The slut in me

aka Wie diese mono-hetero-vanilla-patriarchale Gesellschaft mich ruiniert hat

 
Manchmal denke ich, ich bin einfach nicht für dieses Leben gemacht worden. Mein Körper, mein Hirn, ich insgesamt stehe eigentlich ständig neben mir, meine Gedanken ticken anders als die normaler Menschen, ich sollte ein anderes Leben führen.

Ich kann nicht gut lügen, Leute sehen in meinem Gesicht was ich fühle, und was ich denke ist meistens zu 300% inappropriate. Ich bewundere random Frauen für ihre Lippen, Männer für ihre Schultern, an der Arbeit denke ich in wichtigen Meetings darüber nach, wie sich die Frau vom Chef unter seinen Händen anfühlt und ob es wohl Spaß machen würde, mit ihr zu tauschen. Ich phantasiere davon, versteigert zu werden oder verkauft, ich "weiß" bei den allermeisten Männern, wie und ob ich sie verführen könnte, ich kann kein Gespräch führen ohne zu überlegen, wie es wohl wäre, die Person zu küssen.

Ich beherrsche mich. Aber nicht immer gelingt es mir, zu verbergen, was in mir vorgeht, und oft ist meine Beherrschung so schlecht, dass ich flirte, ohne es zu wollen oder ohne es verhindern zu können. Als Teenie gab es deswegen eine Zeit in der ich als "schnell zu kriegen", "leichte Beute" usw bezeichnet wurde, und ich habe sehr darunter gelitten, so verurteilt zu werden, weil es sich doch so anfühlte, als ob ich diese Menschen feierte - der Aufschlag auf dem Boden der Tatsachen war sehr hart. 

Ich kriege das heute besser hin, aber dafür passiert es mir sehr oft, dass ich jemanden treffe und auf traurige Weise froh bin, mich hinter gesellschaftlichen Grenzen bewegen zu können, denn sonst wäre es vielleicht nicht so leicht, zu verbergen, wie begeistert ich bin.

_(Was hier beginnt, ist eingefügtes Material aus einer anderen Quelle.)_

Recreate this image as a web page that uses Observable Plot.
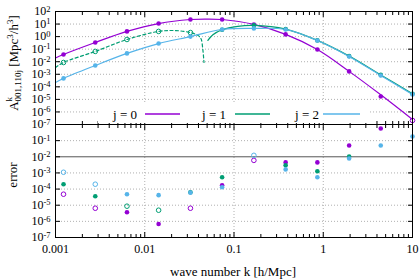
<!DOCTYPE html>
<html><head><meta charset="utf-8">
<script src="https://cdn.jsdelivr.net/npm/d3@7"></script>
<script src="https://cdn.jsdelivr.net/npm/@observablehq/plot@0.6"></script>
<style>
body{margin:0;background:#fff;}
#c{position:relative;width:420px;height:280px;overflow:hidden;font-family:"Liberation Serif",serif;}
#c svg{position:absolute;left:0;}
</style></head><body><div id="c"></div>
<script>
// sample wave numbers (markers)
const kSample = [0.00123,0.00279,0.00632,0.0143,0.0325,0.0736,0.167,0.379,0.859,1.95,4.41,10];
// top panel markers (signed: negative -> open circle, plotted as |value|)
const mark0 = [0.038,0.34,2.6,11,23,23,9.3,1.5,0.093,1.7e-3,1.7e-5,-2.1e-7];
const mark1 = [-8.7e-3,-0.066,-0.59,-2.6,-2.1,3.5,7.8,4.0,0.5,0.028,8.9e-4,2.8e-5];
const mark2 = [4.7e-4,5e-3,0.046,0.28,1.0,3.7,4.5,3.7,0.49,0.026,7.9e-4,2.5e-5];
// bottom panel errors (signed: negative -> open circle)
const err0 = [-4.8e-5,-6.5e-6,3.7e-6,6.8e-7,-6.5e-6,1.7e-4,-6.0e-3,4.5e-3,4.5e-3,0.05,0.56,null];
const err1 = [2.0e-4,3.6e-5,-8.7e-6,-4.9e-6,6.3e-5,5.4e-4,null,3.0e-3,1.26e-3,0.0105,null,null];
const err2 = [-1.1e-3,-2.0e-4,4.8e-5,4.2e-5,6.0e-5,1.3e-4,-0.0123,1.66e-3,5.4e-4,7.9e-3,0.05,0.18];
// exact curves (signed: negative -> dashed, plotted as |value|)
const line0K = [0.001,0.00123,0.00279,0.00632,0.0143,0.0325,0.048,0.0736,0.167,0.379,0.859,1.95,4.41,10];
const line0  = [0.02,0.038,0.34,2.6,11,23,25,23,9.3,1.5,0.093,1.7e-3,2.3e-5,2.5e-7];
const line1K = [0.001,0.00123,0.00279,0.00632,0.0143,0.0224,0.0325,0.0393,0.0426,0.0447,0.0461,0.0510,0.058,0.0736,0.11,0.167,0.379,0.859,1.95,4.41,10];
const line1  = [-3.5e-3,-8.7e-3,-0.066,-0.59,-2.6,-3.0,-2.1,-1.26,-0.7,-0.1,-8.7e-3,0.5,1.4,3.5,6.6,7.8,4.0,0.5,0.028,8.9e-4,2.8e-5];
const line2K = [0.001,0.00123,0.00279,0.00632,0.0143,0.0325,0.0736,0.167,0.379,0.859,1.95,4.41,10];
const line2  = [2.2e-4,4.7e-4,5e-3,0.046,0.28,1.0,3.7,4.5,3.7,0.49,0.026,7.9e-4,2.5e-5];
const legendLabels = ["j = 0","j = 1","j = 2"];
const xTicks = [0.001,0.01,0.1,1,10];

const colors = ["#9400d3","#009e73","#56b4e9"];
const W = 420, ML = 55, MR = 8;
const font = "'Liberation Serif', serif";
const ns = "http://www.w3.org/2000/svg";
const xMinor = [];
for (let e = -3; e < 1; e++) for (let m = 2; m < 10; m++) xMinor.push(m * 10 ** e);

const rows = (ks, vs, j) => ks.map((k, i) => ({k, v: vs[i], a: vs[i] == null ? null : Math.abs(vs[i]), open: vs[i] < 0, j})).filter(d => d.v != null);

const gridStyle = {stroke: "#b0b0b0", strokeOpacity: 1, strokeDasharray: "1,2", strokeWidth: 1};

function frameAxes(yMajor, yLabels, withXLabels) {
  return [
    Plot.frame({stroke: "black", strokeWidth: 1}),
    Plot.axisX(xTicks, {anchor: "bottom", tickSize: -5, tickFormat: () => "", label: null}),
    Plot.axisX(xMinor, {anchor: "bottom", tickSize: -3, tickFormat: () => "", label: null}),
    Plot.axisX(xTicks, {anchor: "top", tickSize: -5, tickFormat: () => "", label: null}),
    Plot.axisX(xMinor, {anchor: "top", tickSize: -3, tickFormat: () => "", label: null}),
    Plot.axisY(yMajor, {anchor: "left", tickSize: -5, tickFormat: () => "", label: null}),
    Plot.axisY(yMajor, {anchor: "right", tickSize: -5, tickFormat: () => "", label: null}),
    Plot.axisY(yLabels, {anchor: "left", tickSize: 0, tickPadding: 5, tickFormat: d => String(Math.round(Math.log10(d))), label: null}),
    ...(withXLabels ? [Plot.axisX(xTicks, {anchor: "bottom", tickSize: 0, tickPadding: 7, tickFormat: d => String(d), label: null})] : [])
  ];
}

function dotMarks(data) {
  const out = [];
  for (let j = 0; j < 3; j++) {
    out.push(Plot.dot(data.filter(d => d.j === j && !d.open), {x: "k", y: "a", r: 2.3, fill: colors[j], stroke: "none"}));
    out.push(Plot.dot(data.filter(d => d.j === j && d.open), {x: "k", y: "a", r: 2.3, fill: "none", stroke: colors[j], strokeWidth: 1}));
  }
  return out;
}

const topDots = [...rows(kSample, mark0, 0), ...rows(kSample, mark1, 1), ...rows(kSample, mark2, 2)];
const l0 = rows(line0K, line0, 0), l1 = rows(line1K, line1, 1), l2 = rows(line2K, line2, 2);
const decTop = d3.range(-7, 3).map(e => 10 ** e);

const topPlot = Plot.plot({
  width: W, height: 125, marginTop: 11, marginBottom: 1, marginLeft: ML, marginRight: MR,
  style: {fontFamily: font, fontSize: "12px", overflow: "visible", background: "transparent", color: "black"},
  x: {type: "log", domain: [0.001, 10]},
  y: {type: "log", domain: [1e-7, 1e2]},
  marks: [
    Plot.gridY(decTop.slice(1, -1), gridStyle),
    Plot.gridX([0.01, 0.1, 1], gridStyle),
    Plot.line(l0, {x: "k", y: "a", stroke: colors[0], strokeWidth: 1.2, curve: "catmull-rom"}),
    Plot.line(l1.filter(d => d.open), {x: "k", y: "a", stroke: colors[1], strokeWidth: 1.2, strokeDasharray: "3,2.5", curve: "catmull-rom"}),
    Plot.line(l1.filter(d => !d.open), {x: "k", y: "a", stroke: colors[1], strokeWidth: 1.2, curve: "catmull-rom"}),
    Plot.line(l2, {x: "k", y: "a", stroke: colors[2], strokeWidth: 1.2, curve: "catmull-rom"}),
    ...dotMarks(topDots),
    ...frameAxes(decTop, decTop, false)
  ]
});

const errDots = [...rows(kSample, err0, 0), ...rows(kSample, err1, 1), ...rows(kSample, err2, 2)];
const decBot = d3.range(-7, 1).map(e => 10 ** e);

const botPlot = Plot.plot({
  width: W, height: 157, marginTop: 1, marginBottom: 43, marginLeft: ML, marginRight: MR,
  style: {fontFamily: font, fontSize: "12px", overflow: "visible", background: "transparent", color: "black"},
  x: {type: "log", domain: [0.001, 10]},
  y: {type: "log", domain: [1e-7, 1]},
  marks: [
    Plot.gridY(decBot.slice(1, -1).filter(v => v !== 1e-2), gridStyle),
    Plot.gridX([0.01, 0.1, 1], gridStyle),
    Plot.ruleY([1e-2], {stroke: "#555", strokeWidth: 1}),
    ...dotMarks(errDots),
    ...frameAxes(decBot, decBot.slice(0, -1), true)
  ]
});

function supTicks(svg) {
  svg.querySelectorAll('g[aria-label="y-axis tick label"] text').forEach(t => {
    const e = t.textContent;
    if (!e) return;
    t.textContent = "";
    const a = document.createElementNS(ns, "tspan"); a.textContent = "10"; t.appendChild(a);
    const b = document.createElementNS(ns, "tspan"); b.textContent = e;
    b.setAttribute("dy", "-0.42em"); b.setAttribute("font-size", "8.5px"); t.appendChild(b);
  });
}
supTicks(topPlot); supTicks(botPlot);

const c = document.getElementById("c");
topPlot.style.top = "0px";
botPlot.style.top = "123px";
c.appendChild(botPlot);
c.appendChild(topPlot);

// legend (key box inside top panel)
const st = d3.select(topPlot);
const lg = st.append("g").attr("font-family", font).attr("font-size", 13);
lg.append("rect").attr("x", 98).attr("y", 103).attr("width", 270).attr("height", 20).attr("fill", "white");
const textRight = [137, 226, 319], lineX = [[145, 180], [235, 270], [323, 360]];
legendLabels.forEach((lab, i) => {
  lg.append("text").attr("x", textRight[i]).attr("y", 118.5).attr("text-anchor", "end").text(lab);
  lg.append("line").attr("x1", lineX[i][0]).attr("x2", lineX[i][1]).attr("y1", 114).attr("y2", 114)
    .attr("stroke", colors[i]).attr("stroke-width", 1.5);
});

// axis titles
const yl = st.append("text").attr("transform", "translate(18,63) rotate(-90)").attr("text-anchor", "middle")
  .attr("font-family", font).attr("font-size", 13);
yl.append("tspan").text("A");
yl.append("tspan").attr("font-size", 9).attr("dy", -6).text("k");
yl.append("tspan").attr("font-size", 9).attr("dx", -4.5).attr("dy", 9).text("001,110j");
yl.append("tspan").attr("dy", -3).text(" [Mpc");
yl.append("tspan").attr("font-size", 9).attr("dy", -5).text("3");
yl.append("tspan").attr("dy", 5).text("/h");
yl.append("tspan").attr("font-size", 9).attr("dy", -5).text("3");
yl.append("tspan").attr("dy", 5).text("]");

const sb = d3.select(botPlot);
sb.append("text").attr("transform", "translate(17,52) rotate(-90)").attr("text-anchor", "middle")
  .attr("font-family", font).attr("font-size", 13).text("error");
sb.append("text").attr("x", 233).attr("y", 153).attr("text-anchor", "middle")
  .attr("font-family", font).attr("font-size", 13).text("wave number k [h/Mpc]");
</script></body></html>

Man lernt, seine Ketten zu lieben. 

Für Menschen, die ich liebe, bin ich in der Lage, körperlich treu zu sein, für sie bin ich in der Lage, mich zu beherrschen. In meinem Kopf war es auch deswegen vollkommen logisch, mir ein Halsband zu wünschen, um nicht Freiwild zu werden. Zu gehören, um nicht wegzufliegen.

Ich möchte benutzt werden, Nein, nicht von jedem. Aber viel mehr, als es in meinem Umfeld erlaubt ist. Und weil ich mit der Freiheit nicht gelernt habe, umzugehen, frisst sie mich potentiell auf, wenn ich sie jetzt habe. Ich musste viel lernen über mich selbst, über Konsent und Respekt und Kommunikation und Grenzen. Ich brauche von innen viel Halt und Sicherheit, um mich nicht auf die falschen Menschen einzulassen, weil ansonsten meine Instinkte schreien, aber ich ihre Warnung nicht verstehe. Oder sie höre, aber es allem widerspricht, was ich rational will.

Und dann gibt es endlich diese Tage, in denen ich befreit bin.